• Written instruction
Return each line of the data below verbatim; pictures are to be left out.

• Data segment

========================================================================

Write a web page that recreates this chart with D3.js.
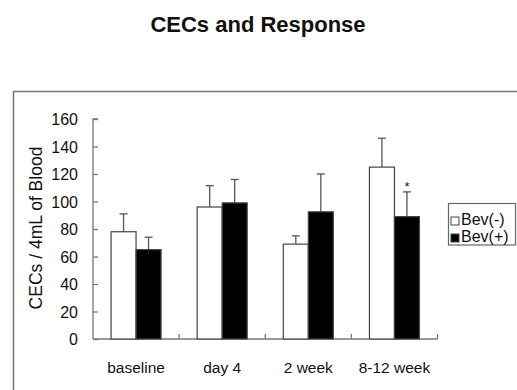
<!DOCTYPE html>
<html>
<head>
<meta charset="utf-8">
<script src="https://cdn.jsdelivr.net/npm/d3@7.9.0/dist/d3.min.js"></script>
<style>
  body { margin: 0; background: #fff; }
  text { font-family: "Liberation Sans", Arial, sans-serif; fill: #111; }
</style>
</head>
<body>
<svg id="chart" width="517" height="390"></svg>
<script>
// data
const categories = ["baseline", "day 4", "2 week", "8-12 week"];
const series = ["Bev(-)", "Bev(+)"];
const bevMinus = [78, 96, 69, 125];
const bevMinusErr = [13, 15.5, 6, 21];
const bevPlus = [65, 99, 92.5, 89];
const bevPlusErr = [9, 17, 27.5, 18];
const yTicks = [0, 20, 40, 60, 80, 100, 120, 140, 160];

const svg = d3.select("#chart");
const fills = ["#fff", "#000"];

// outer frame, cut off at right and bottom
svg.append("rect")
  .attr("x", 13.5).attr("y", 91.5)
  .attr("width", 600).attr("height", 400)
  .attr("fill", "none").attr("stroke", "#777").attr("stroke-width", 1.5);

svg.append("text")
  .attr("x", 258).attr("y", 32)
  .attr("text-anchor", "middle")
  .style("font-size", "22px").style("font-weight", "bold")
  .text("CECs and Response");

const plotL = 93, plotR = 437.5, plotT = 119, plotB = 339;

const x = d3.scaleBand().domain(categories).range([plotL, plotR]).paddingInner(0).paddingOuter(0);
const y = d3.scaleLinear().domain([0, 160]).range([plotB, plotT]);
const barW = 25;

// y axis, ticks inside
const yAxis = svg.append("g")
  .attr("transform", `translate(${plotL},0)`)
  .call(d3.axisRight(y).tickValues(yTicks).tickSize(5).tickFormat(""));
yAxis.selectAll("path, line").attr("stroke", "#777").attr("stroke-width", 1.3);
yAxis.select(".domain").attr("d", `M5,${plotT}H0V${plotB}`);

yTicks.forEach(t => {
  svg.append("text")
    .attr("x", 78).attr("y", y(t) + 6)
    .attr("text-anchor", "end")
    .style("font-size", "16px")
    .text(t);
});

// x axis with ticks pointing up at band boundaries
const xAxisG = svg.append("g");
xAxisG.append("line")
  .attr("x1", plotL).attr("x2", plotR).attr("y1", plotB).attr("y2", plotB)
  .attr("stroke", "#777").attr("stroke-width", 1.3);
categories.forEach(c => {
  const bx = x(c) + x.bandwidth();
  xAxisG.append("line")
    .attr("x1", bx).attr("x2", bx).attr("y1", plotB).attr("y2", plotB - 5)
    .attr("stroke", "#777").attr("stroke-width", 1.3);
  svg.append("text")
    .attr("x", x(c) + x.bandwidth() / 2).attr("y", 373)
    .attr("text-anchor", "middle")
    .style("font-size", "15.5px")
    .text(c);
});

svg.append("text")
  .attr("transform", "translate(41.5,228) rotate(-90)")
  .attr("text-anchor", "middle")
  .style("font-size", "17.5px")
  .text("CECs / 4mL of Blood");

// bars and error bars
const groups = [
  { vals: bevMinus, errs: bevMinusErr },
  { vals: bevPlus, errs: bevPlusErr }
];
groups.forEach((g, si) => {
  categories.forEach((c, i) => {
    const cx = x(c) + x.bandwidth() / 2;
    const bx = cx - barW + si * barW;
    const mid = bx + barW / 2;
    const errTop = y(g.vals[i] + g.errs[i]);
    svg.append("line")
      .attr("x1", mid).attr("x2", mid)
      .attr("y1", y(g.vals[i])).attr("y2", errTop)
      .attr("stroke", "#555").attr("stroke-width", 1.3);
    svg.append("line")
      .attr("x1", mid - 4).attr("x2", mid + 4)
      .attr("y1", errTop).attr("y2", errTop)
      .attr("stroke", "#555").attr("stroke-width", 1.3);
    svg.append("rect")
      .attr("x", bx).attr("y", y(g.vals[i]))
      .attr("width", barW).attr("height", plotB - y(g.vals[i]))
      .attr("fill", fills[si]).attr("stroke", "#444").attr("stroke-width", 1.2);
  });
});

// significance mark
const last = categories[3];
svg.append("text")
  .attr("x", x(last) + x.bandwidth() / 2 + barW / 2).attr("y", y(bevPlus[3] + bevPlusErr[3]) - 1)
  .attr("text-anchor", "middle")
  .style("font-size", "13px")
  .text("*");

// legend
svg.append("rect")
  .attr("x", 448.5).attr("y", 203.5).attr("width", 67).attr("height", 41.5)
  .attr("fill", "#fff").attr("stroke", "#666").attr("stroke-width", 1.2);
series.forEach((s, i) => {
  const base = 225 + i * 17;
  svg.append("rect")
    .attr("x", 451).attr("y", base - 8).attr("width", 8).attr("height", 8)
    .attr("fill", fills[i]).attr("stroke", "#444").attr("stroke-width", 1);
  svg.append("text")
    .attr("x", 461).attr("y", base)
    .style("font-size", "16px")
    .text(s);
});
</script>
</body>
</html>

========================================================================

• Answer for this exercise
Write a web page that recreates this chart with D3.js.
<!DOCTYPE html>
<html>
<head>
<meta charset="utf-8">
<script src="https://cdn.jsdelivr.net/npm/d3@7.9.0/dist/d3.min.js"></script>
<style>
  body { margin: 0; background: #fff; }
  text { font-family: "Liberation Sans", Arial, sans-serif; fill: #111; }
</style>
</head>
<body>
<svg id="chart" width="517" height="390"></svg>
<script>
// data
const categories = ["baseline", "day 4", "2 week", "8-12 week"];
const series = ["Bev(-)", "Bev(+)"];
const bevMinus = [78, 96, 69, 125];
const bevMinusErr = [13, 15.5, 6, 21];
const bevPlus = [65, 99, 92.5, 89];
const bevPlusErr = [9, 17, 27.5, 18];
const yTicks = [0, 20, 40, 60, 80, 100, 120, 140, 160];

const svg = d3.select("#chart");
const fills = ["#fff", "#000"];

// outer frame, cut off at right and bottom
svg.append("rect")
  .attr("x", 13.5).attr("y", 91.5)
  .attr("width", 600).attr("height", 400)
  .attr("fill", "none").attr("stroke", "#777").attr("stroke-width", 1.5);

svg.append("text")
  .attr("x", 258).attr("y", 32)
  .attr("text-anchor", "middle")
  .style("font-size", "22px").style("font-weight", "bold")
  .text("CECs and Response");

const plotL = 93, plotR = 437.5, plotT = 119, plotB = 339;

const x = d3.scaleBand().domain(categories).range([plotL, plotR]).paddingInner(0).paddingOuter(0);
const y = d3.scaleLinear().domain([0, 160]).range([plotB, plotT]);
const barW = 25;

// y axis, ticks inside
const yAxis = svg.append("g")
  .attr("transform", `translate(${plotL},0)`)
  .call(d3.axisRight(y).tickValues(yTicks).tickSize(5).tickFormat(""));
yAxis.selectAll("path, line").attr("stroke", "#777").attr("stroke-width", 1.3);
yAxis.select(".domain").attr("d", `M5,${plotT}H0V${plotB}`);

yTicks.forEach(t => {
  svg.append("text")
    .attr("x", 78).attr("y", y(t) + 6)
    .attr("text-anchor", "end")
    .style("font-size", "16px")
    .text(t);
});

// x axis with ticks pointing up at band boundaries
const xAxisG = svg.append("g");
xAxisG.append("line")
  .attr("x1", plotL).attr("x2", plotR).attr("y1", plotB).attr("y2", plotB)
  .attr("stroke", "#777").attr("stroke-width", 1.3);
categories.forEach(c => {
  const bx = x(c) + x.bandwidth();
  xAxisG.append("line")
    .attr("x1", bx).attr("x2", bx).attr("y1", plotB).attr("y2", plotB - 5)
    .attr("stroke", "#777").attr("stroke-width", 1.3);
  svg.append("text")
    .attr("x", x(c) + x.bandwidth() / 2).attr("y", 373)
    .attr("text-anchor", "middle")
    .style("font-size", "15.5px")
    .text(c);
});

svg.append("text")
  .attr("transform", "translate(41.5,228) rotate(-90)")
  .attr("text-anchor", "middle")
  .style("font-size", "17.5px")
  .text("CECs / 4mL of Blood");

// bars and error bars
const groups = [
  { vals: bevMinus, errs: bevMinusErr },
  { vals: bevPlus, errs: bevPlusErr }
];
groups.forEach((g, si) => {
  categories.forEach((c, i) => {
    const cx = x(c) + x.bandwidth() / 2;
    const bx = cx - barW + si * barW;
    const mid = bx + barW / 2;
    const errTop = y(g.vals[i] + g.errs[i]);
    svg.append("line")
      .attr("x1", mid).attr("x2", mid)
      .attr("y1", y(g.vals[i])).attr("y2", errTop)
      .attr("stroke", "#555").attr("stroke-width", 1.3);
    svg.append("line")
      .attr("x1", mid - 4).attr("x2", mid + 4)
      .attr("y1", errTop).attr("y2", errTop)
      .attr("stroke", "#555").attr("stroke-width", 1.3);
    svg.append("rect")
      .attr("x", bx).attr("y", y(g.vals[i]))
      .attr("width", barW).attr("height", plotB - y(g.vals[i]))
      .attr("fill", fills[si]).attr("stroke", "#444").attr("stroke-width", 1.2);
  });
});

// significance mark
const last = categories[3];
svg.append("text")
  .attr("x", x(last) + x.bandwidth() / 2 + barW / 2).attr("y", y(bevPlus[3] + bevPlusErr[3]) - 1)
  .attr("text-anchor", "middle")
  .style("font-size", "13px")
  .text("*");

// legend
svg.append("rect")
  .attr("x", 448.5).attr("y", 203.5).attr("width", 67).attr("height", 41.5)
  .attr("fill", "#fff").attr("stroke", "#666").attr("stroke-width", 1.2);
series.forEach((s, i) => {
  const base = 225 + i * 17;
  svg.append("rect")
    .attr("x", 451).attr("y", base - 8).attr("width", 8).attr("height", 8)
    .attr("fill", fills[i]).attr("stroke", "#444").attr("stroke-width", 1);
  svg.append("text")
    .attr("x", 461).attr("y", base)
    .style("font-size", "16px")
    .text(s);
});
</script>
</body>
</html>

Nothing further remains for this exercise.